Russian WTO entry breeds controversy

Russian WTO entry breeds controversy

MOSCOW - Agence France Presse
Russia’s upcoming entry into the the World Trade Organization (WTO) is hailed by its leadership and global trade chiefs as a long overdue integration into the world economy over 20 years after the collapse of the Soviet Union.

But Oleg Podoyma, head of a poultry firm in the main Siberian city of Novossibirsk, is not so sure. “We are not expecting a bright future,” he sighed.
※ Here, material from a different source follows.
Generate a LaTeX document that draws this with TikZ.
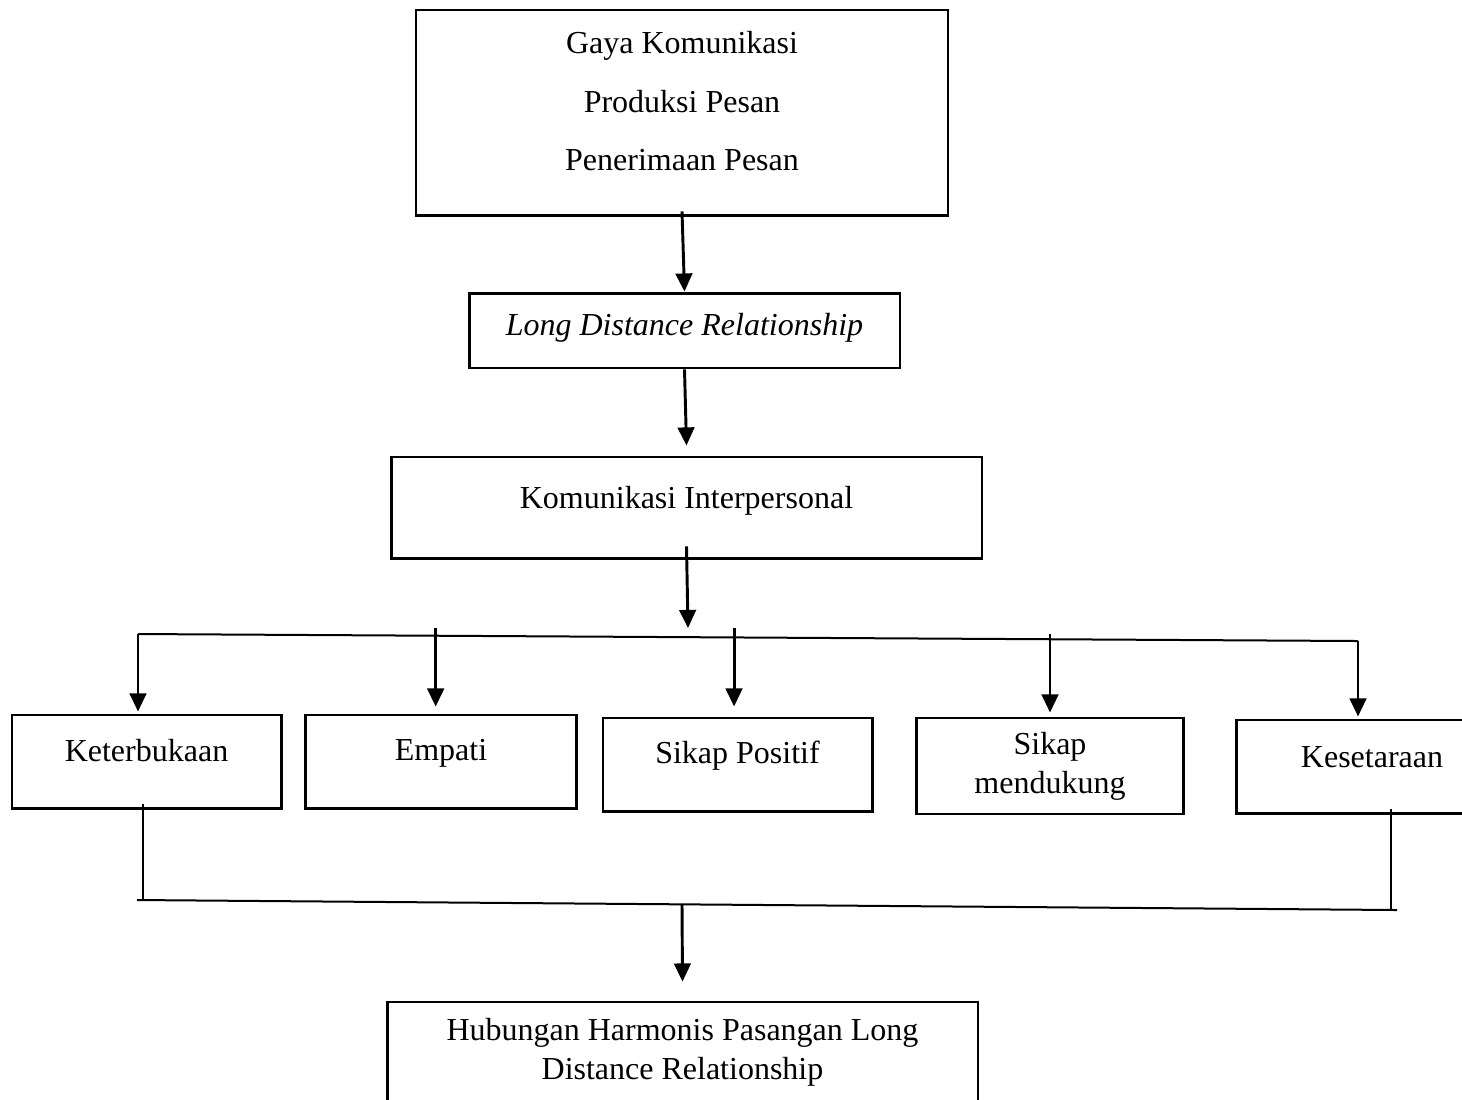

With customs duties set to be slashed on imported goods after membership “there will be competition not just with national producers but with the importers.”

“For the moment 90 percent of the poultry consumed in Russia is produced in Russia and just 10 percent imported,” he said.

But Podoyma fears that after WTO membership the market will be flooded by U.S., Brazilian and
European produce.

Russia is due to join the WTO this summer, ending a saga that required 18 years of negotiations and was marked by frequent snags and mutual recriminations.

Konstatin Babkin, head of the Rosagromash association which groups together producers of Russian agricultural machinery, fears that millions of jobs will be lost in the sector. “We have already 40 million hectares of abandoned agricultural land. After we enter the WTO, huge numbers of villages are just going to die.” Babkin, whose group has emerged as one the loudest voices opposing WTO membership, slammed the conditions negotiated by Moscow with other members.